Lee y respira.
Soñamos con pasear descalzos por la blanquísima arena de una playa del Caribe, olvidando que la felicidad no depende de donde ponemos los pies, sino de donde está la cabeza. Nuestros ánimos merodean por el lugar por el que andan nuestros pensamientos. ¿Y por dónde pasean? Por los caminos que se les antoja. No sabemos lo que vamos a estar pensando de aquí a cinco minutos, una hora o un día. La mente se dedica a saltar de idea en idea, igual que un mono se pasa el día brincando de árbol en árbol. Tiene vida propia.

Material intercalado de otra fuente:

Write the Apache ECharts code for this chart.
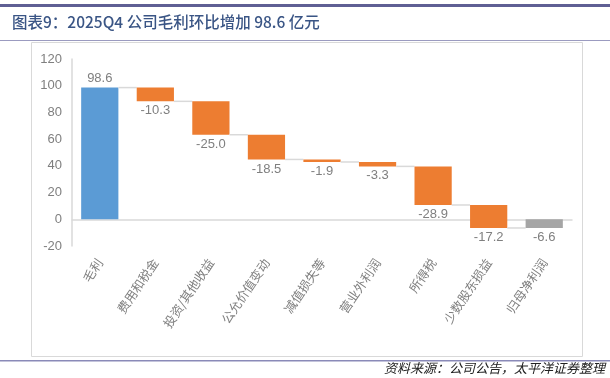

Los pensamientos entran en nuestras cabezas sin pedirnos permiso. Y vamos reaccionando con pena, miedo, rabia, vergüenza... Si en algún momento logramos ser conscientes de su contenido, observarlos con un mínimo de distancia, entonces se abre la posibilidad de poder darnos cuenta de que quizás nos estamos ofuscando por alguna idea carente de sentido. Experimentamos un destello de lucidez. La dicha, la serenidad, solo podemos encontrarlas alargando esos instantes conscientes, acompañando a la mente para que no ande sola.
Corremos tras objetivos, nos esforzamos por cumplir los roles que la sociedad nos ha asignado, nos preocupamos por las relaciones que mantenemos con los demás, cuando la felicidad surge de algo muchísimo más esencial: de la relación que mantenemos con nuestra propia mente.